Verification: Test Your TURN Server

You can verify that your TURN server is functioning correctly and successfully generating media relays without writing any code:

  1. Open the Official WebRTC Trickle ICE Test Tool.
  2. Under ICE servers, fill out the credentials:
    • STUN or TURN URI: turn:<YOUR_SERVER_PUBLIC_IP>:3478?transport=udp
    • TURN username: <YOUR_TURN_USERNAME>
    • TURN password: <YOUR_TURN_PASSWORD>
  3. Click Add Server.
  4. Click the Gather candidates button at the bottom.
  5. In the generated table, look at the Type column:
    • If you see a row with relay in the Type column and your server's Public IP in the address column, your TURN server is 100% working and ready!
    • If you only see host or srflx candidates, the connection to the TURN server failed (check ports and credentials).

Troubleshooting

Issue 1: Connection timed out

  • Symptoms: The ICE test tool halts or the VPS fails to respond during SSH/TURN requests.
  • Resolution:
    1. Go to OCI console -> VCN -> Default Security List and verify that rules 1, 2, and 3 are present with the exact port ranges.
    2. Verify that OS-level firewall rules have been flushed on the VPS (sudo iptables -F followed by sudo netfilter-persistent save).

Issue 2: TURN authentication failed

  • Symptoms: Live logs show Unauthorized messages or the ICE tool fails to gather relay candidates.
  • Resolution:
    1. Verify the user string inside /etc/turnserver.conf.

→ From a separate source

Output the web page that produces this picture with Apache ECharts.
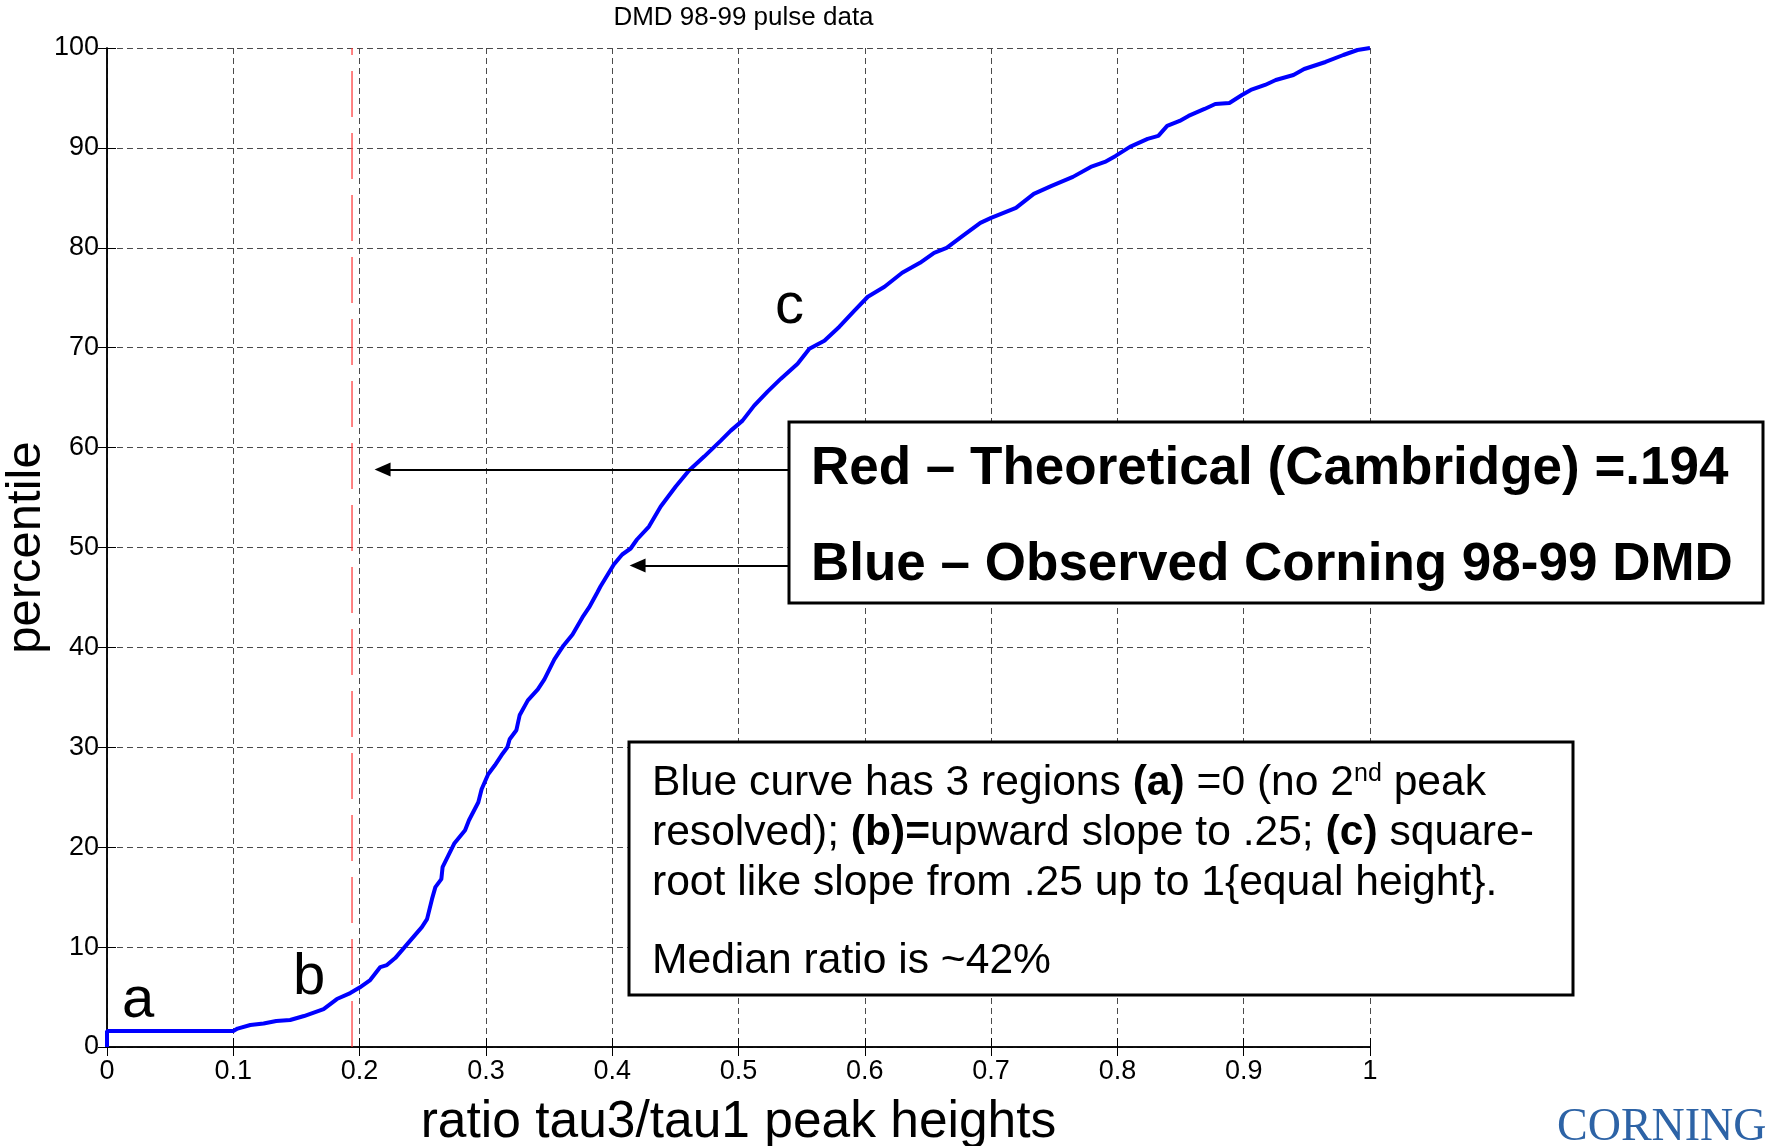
<!DOCTYPE html>
<html>
<head>
<meta charset="utf-8">
<script src="https://cdn.jsdelivr.net/npm/echarts@6/dist/echarts.min.js"></script>
<style>
  html, body { margin: 0; padding: 0; background: #ffffff; }
  #chart { width: 1765px; height: 1146px; }
</style>
</head>
<body>
<div id="chart"></div>
<script>
// ---- data ----
const ratio = [0, 0, 0.1, 0.1034, 0.1135, 0.124, 0.134, 0.145, 0.156, 0.1715, 0.182, 0.1926, 0.2, 0.2084, 0.2164, 0.2216, 0.2282, 0.2377, 0.2493, 0.2534, 0.2573, 0.26, 0.2647, 0.2657, 0.2704, 0.2751, 0.2835, 0.2866, 0.294, 0.2966, 0.3018, 0.3071, 0.3123, 0.317, 0.3188, 0.3241, 0.3267, 0.3332, 0.3411, 0.3463, 0.3542, 0.3615, 0.3686, 0.3764, 0.3817, 0.3882, 0.3907, 0.4013, 0.4079, 0.4146, 0.4196, 0.4291, 0.4384, 0.4503, 0.4608, 0.4728, 0.486, 0.4939, 0.5032, 0.5124, 0.523, 0.5336, 0.5468, 0.5561, 0.568, 0.5799, 0.5918, 0.6024, 0.6156, 0.6296, 0.6437, 0.6549, 0.6648, 0.6775, 0.6915, 0.7, 0.7197, 0.7338, 0.7479, 0.7648, 0.7789, 0.7901, 0.7986, 0.8099, 0.8239, 0.8324, 0.8394, 0.8493, 0.8563, 0.869, 0.8775, 0.8887, 0.8986, 0.9056, 0.9169, 0.9254, 0.9394, 0.9479, 0.9648, 0.9789, 0.9901, 1.0];
const percentileVals = [0, 1.6, 1.6, 1.84, 2.2, 2.35, 2.6, 2.7, 3.1, 3.8, 4.8, 5.4, 5.95, 6.7, 8.0, 8.2, 8.9, 10.3, 12.0, 12.8, 14.8, 16.0, 16.8, 18.0, 19.2, 20.4, 21.7, 22.7, 24.5, 25.8, 27.3, 28.2, 29.2, 30.0, 30.8, 31.7, 33.2, 34.7, 35.8, 36.8, 38.8, 40.2, 41.3, 43.0, 44.0, 45.5, 46.1, 48.3, 49.3, 49.9, 50.8, 52.1, 54.1, 56.1, 57.7, 59.1, 60.7, 61.7, 62.7, 64.2, 65.6, 66.9, 68.4, 69.9, 70.7, 72.1, 73.7, 75.1, 76.1, 77.5, 78.5, 79.5, 80.0, 81.2, 82.5, 83.0, 84.0, 85.4, 86.2, 87.1, 88.1, 88.6, 89.2, 90.1, 90.9, 91.2, 92.2, 92.7, 93.2, 93.9, 94.4, 94.5, 95.3, 95.8, 96.3, 96.8, 97.3, 97.9, 98.6, 99.3, 99.8, 100];
const theoreticalRatio = 0.194;
const xRange = [0, 1];
const xStep = 0.1;
const yRange = [0, 100];
const yStep = 10;
// arrows (data coords): [tailX, headX, y]
const arrowRed = [0.54, 0.2182, 57.8];
const arrowBlue = [0.54, 0.4201, 48.2];

const blueData = ratio.map((x, i) => [x, percentileVals[i]]);
const redData = [[theoreticalRatio, yRange[0]], [theoreticalRatio, yRange[1]]];

const FONT = '"Liberation Sans", Arial, Helvetica, sans-serif';
const chart = echarts.init(document.getElementById('chart'), null, { renderer: 'canvas' });

const gridLine = { show: true, lineStyle: { color: '#4a4a4a', width: 1, type: [6, 4] } };
const axisLineStyle = { show: true, lineStyle: { color: '#000000', width: 1.5 } };
const tickIn = { show: true, inside: true, length: 9, lineStyle: { color: '#000000', width: 1 } };

const option = {
  backgroundColor: '#ffffff',
  animation: false,
  title: {
    text: 'DMD 98-99 pulse data',
    left: 738.5,
    top: 0,
    textAlign: 'center',
    textStyle: { fontFamily: FONT, fontSize: 26, fontWeight: 'normal', color: '#000000' }
  },
  grid: { left: 107, top: 48, width: 1263, height: 999, show: false, containLabel: false, outerBoundsMode: 'none' },
  xAxis: [
    {
      type: 'value', min: xRange[0], max: xRange[1], interval: xStep, position: 'bottom',
      axisLine: axisLineStyle, axisTick: tickIn,
      axisLabel: { fontFamily: FONT, fontSize: 27, color: '#000000', margin: 11 },
      splitLine: gridLine,
      name: 'ratio tau3/tau1 peak heights', nameLocation: 'middle', nameGap: 50,
      nameTextStyle: { fontFamily: FONT, fontSize: 51.5, color: '#000000' }
    },
    {
      type: 'value', min: xRange[0], max: xRange[1], interval: xStep, position: 'top',
      axisLine: axisLineStyle, axisTick: tickIn, axisLabel: { show: false }, splitLine: { show: false }
    }
  ],
  yAxis: [
    {
      type: 'value', min: yRange[0], max: yRange[1], interval: yStep, position: 'left',
      axisLine: axisLineStyle, axisTick: tickIn,
      axisLabel: { fontFamily: FONT, fontSize: 27, color: '#000000', margin: 8 },
      splitLine: gridLine,
      name: 'percentile', nameLocation: 'middle', nameGap: 56, nameRotate: 90, nameMoveOverlap: false,
      nameTextStyle: { fontFamily: FONT, fontSize: 49, color: '#000000' }
    },
    {
      type: 'value', min: yRange[0], max: yRange[1], interval: yStep, position: 'right',
      axisLine: axisLineStyle, axisTick: tickIn, axisLabel: { show: false }, splitLine: { show: false }
    }
  ],
  series: [
    {
      name: 'Theoretical (Cambridge)',
      type: 'line',
      xAxisIndex: 0, yAxisIndex: 0,
      data: redData,
      showSymbol: false, symbol: 'none', silent: true,
      lineStyle: { color: '#ff3030', width: 1.2, type: [46, 16] },
      z: 3,
      markLine: {
        silent: true,
        animation: false,
        label: { show: false },
        lineStyle: { color: '#000000', width: 2, type: 'solid' },
        emphasis: { disabled: true },
        data: [
          [
            { coord: [arrowRed[0], arrowRed[2]], symbol: 'none' },
            { coord: [arrowRed[1], arrowRed[2]], symbol: 'triangle', symbolSize: [14, 16] }
          ],
          [
            { coord: [arrowBlue[0], arrowBlue[2]], symbol: 'none' },
            { coord: [arrowBlue[1], arrowBlue[2]], symbol: 'triangle', symbolSize: [14, 16] }
          ]
        ]
      }
    },
    {
      name: 'Observed Corning 98-99 DMD',
      type: 'line',
      xAxisIndex: 0, yAxisIndex: 0,
      data: blueData,
      showSymbol: false, symbol: 'none', silent: true,
      lineStyle: { color: '#0000ff', width: 4 },
      z: 4
    }
  ],
  graphic: [
    // legend-style callout box
    { type: 'rect', shape: { x: 789, y: 422, width: 974, height: 181 },
      style: { fill: '#ffffff', stroke: '#000000', lineWidth: 3 }, z: 100 },
    { type: 'text', x: 811, y: 469.5, z: 101,
      style: { text: 'Red \u2013 Theoretical (Cambridge) =.194', fontFamily: FONT, fontSize: 53, fontWeight: 'bold', fill: '#000000', textAlign: 'left', textVerticalAlign: 'middle' } },
    { type: 'text', x: 811, y: 565, z: 101,
      style: { text: 'Blue \u2013 Observed Corning 98-99 DMD', fontFamily: FONT, fontSize: 53, fontWeight: 'bold', fill: '#000000', textAlign: 'left', textVerticalAlign: 'middle' } },
    // note box
    { type: 'rect', shape: { x: 629, y: 742, width: 944, height: 253 },
      style: { fill: '#ffffff', stroke: '#000000', lineWidth: 3 }, z: 100 },
    { type: 'text', x: 652, y: 783, z: 101,
      style: {
        text: 'Blue curve has 3 regions {b|(a)} =0 (no 2{sup|nd} peak',
        fontFamily: FONT, fontSize: 42.6, fill: '#000000', textAlign: 'left', textVerticalAlign: 'middle',
        rich: {
          b: { fontFamily: FONT, fontSize: 42.6, fontWeight: 'bold', fill: '#000000' },
          sup: { fontFamily: FONT, fontSize: 25, fill: '#000000', verticalAlign: 'top' }
        }
      } },
    { type: 'text', x: 652, y: 833, z: 101,
      style: {
        text: 'resolved); {b|(b)=}upward slope to .25; {b|(c)} square-',
        fontFamily: FONT, fontSize: 42.6, fill: '#000000', textAlign: 'left', textVerticalAlign: 'middle',
        rich: { b: { fontFamily: FONT, fontSize: 42.6, fontWeight: 'bold', fill: '#000000' } }
      } },
    { type: 'text', x: 652, y: 883, z: 101,
      style: { text: 'root like slope from .25 up to 1{equal height}.', fontFamily: FONT, fontSize: 42.6, fill: '#000000', textAlign: 'left', textVerticalAlign: 'middle' } },
    { type: 'text', x: 652, y: 961, z: 101,
      style: { text: 'Median ratio is ~42%', fontFamily: FONT, fontSize: 42.6, fill: '#000000', textAlign: 'left', textVerticalAlign: 'middle' } },
    // region letters
    { type: 'text', x: 122, y: 1001, z: 50,
      style: { text: 'a', fontFamily: FONT, fontSize: 58, fill: '#000000', textAlign: 'left', textVerticalAlign: 'middle' } },
    { type: 'text', x: 293, y: 978, z: 50,
      style: { text: 'b', fontFamily: FONT, fontSize: 58, fill: '#000000', textAlign: 'left', textVerticalAlign: 'middle' } },
    { type: 'text', x: 775, y: 307, z: 50,
      style: { text: 'c', fontFamily: FONT, fontSize: 58, fill: '#000000', textAlign: 'left', textVerticalAlign: 'middle' } },
    // logo text
    { type: 'text', x: 1557, y: 1128, z: 50,
      style: { text: 'CORNING', fontFamily: '"Liberation Serif", "Times New Roman", serif', fontSize: 46, fill: '#2d63a6', textAlign: 'left', textVerticalAlign: 'middle' } }
  ]
};

chart.setOption(option);
</script>
</body>
</html>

It must follow the exact syntax: user=username:password.
    2. Make sure to restart the service to apply credentials: sudo systemctl restart coturn.

Issue 3: No relay candidates are generated

  • Symptoms: The test runs successfully but does not output any relay types in the table.
  • Resolution:
    1. Ensure the external-ip parameter in /etc/turnserver.conf maps the public IP to the private IP: external-ip=<PUBLIC_IP>/<PRIVATE_IP>.
    2. Ensure the UDP port range 49152-65535 is open in both OCI Security Lists and Ubuntu local firewall configurations.

License

This project is licensed under the MIT License. Feel free to use, modify, and share.